For a moment Grace did not reply; her thoughts were in the far away past, with Nettie in the days when they two were never apart, when, if their love was not as pure and absorbing as that of Hermione and Rosalind, it seemed to be so. Very grievous had that severed friendship proved to Grace; and as she stood silent tears from some hidden fountain of tenderness welled up and filled her eyes almost to overflowing.

“You were very fond of Mrs. Brady,” Mr. Hanlon suggested; he was not possessed of sufficient sensitiveness, or of that which stands in as good stead sometimes, sufficient savoir-faire to appear nonobservant of her emotion, but Grace Moffat was not one who cared to wear her heart on her sleeve, and therefore answered quietly,—

“I am so fond of her still, that the opinion you express of her husband grieves me more than I can say. And how will it fare with Scott?” she went on rapidly. “Surely Mr.

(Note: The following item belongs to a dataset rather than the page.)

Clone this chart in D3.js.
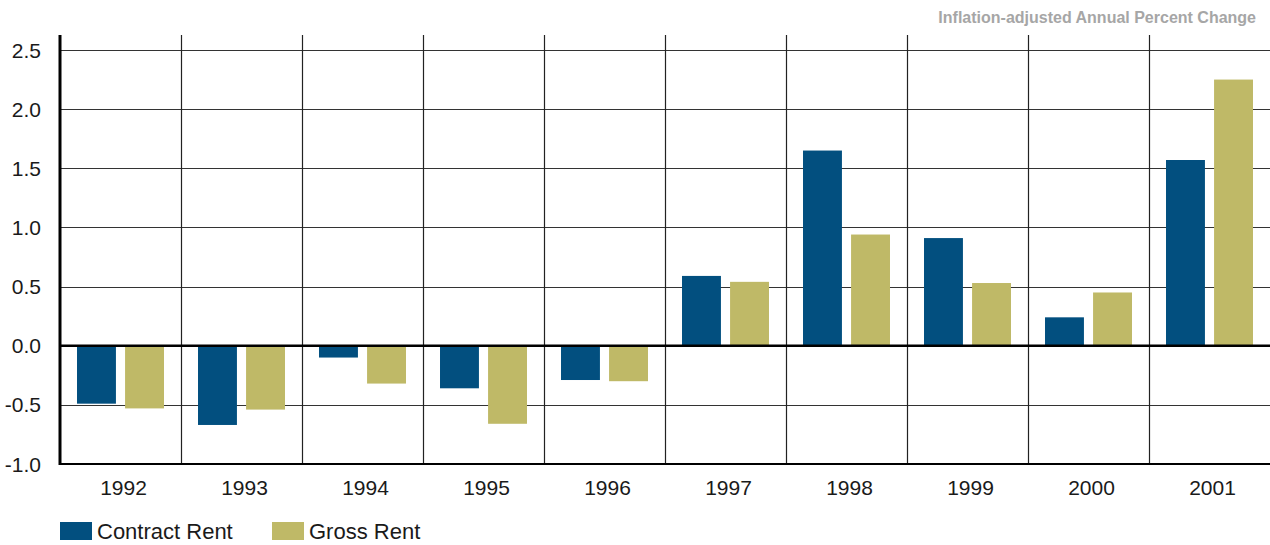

Brady, let him be what he may in other respects, would not refuse to listen to reason; but, if paid for it, would be willing to humour the fancy of a man no longer young, who hoped to die, as he has lived, on the Castle Farm. He can have no associations with the place. It never belonged to him nor to one of his family. Money, or another farm, would surely be as valuable in his eyes as our poor Naboth’s vineyard, and amongst my friends I am certain—”

She paused suddenly. For a moment she had forgotten herself, forgotten her antagonism against, her distrust of the man she was addressing; but the look of undisguised admiration with which he listened to her hurried sentences brought her to a stand.

“I must apologize for my vehemence, Mr. Hanlon,” she resumed, blushing as she felt with angry consciousness while she spoke. “Of course you cannot carry my proposal to Mr. Brady. I will speak to my father. I will—”

“I should think Mr. Somerford would be the best agent you could employ,” interrupted Mr. Hanlon.

“I should think it most unlikely he would wish to meddle in the affairs of his most unhappy family,” she retorted.

“No one would stand a better chance of success in persuading Mr. Brady to a distasteful course than the future Earl of Glendare.”

“He may never be Earl of Glendare.” She spoke sharply, almost rudely.

“What is to prevent him?”

“The present Earl may live,—Mr. Somerford may die.”

He looked at her in amazement. In common with all Kingslough he had considered the marriage as settled, the engagement certain, and yet she spoke coolly of the possibility of the man dying. Was this feminine finessing, or an unconscious evidence of indifference?

More interesting than the study of man’s body was the study of man’s mind to this self-constituted champion of the people’s rights.

He would study Miss Moffat—the greater included the less; and, although she was but a woman, still he might learn something during the course of his investigations that could be turned to account in his dealings with men.

“You were on your way to the Castle Farm, I conclude, Miss Moffat?” he said. “Will you allow me to walk there with you?”

“I was going to see Mrs. Scott,” said Grace, “but I will turn back now—I—I should not like to be present when they hear the news;” and without any more formal leave-taking she began to retrace her steps.

For a moment Mr. Hanlon stood still, and watched her retreating figure.

“It is delightful to consider,” he remarked to himself, “how in any emergency of this kind, in a word, when an easy way of backing out of a difficulty has to be found females at once take refuge in the delicacy of their sex. She did not want to walk to the Castle Farm with me, and so she makes a dislike to the sight of pain her excuse. She is a good woman, but the best of Eve’s daughters are ‘kittle cattle’ to have any say to.”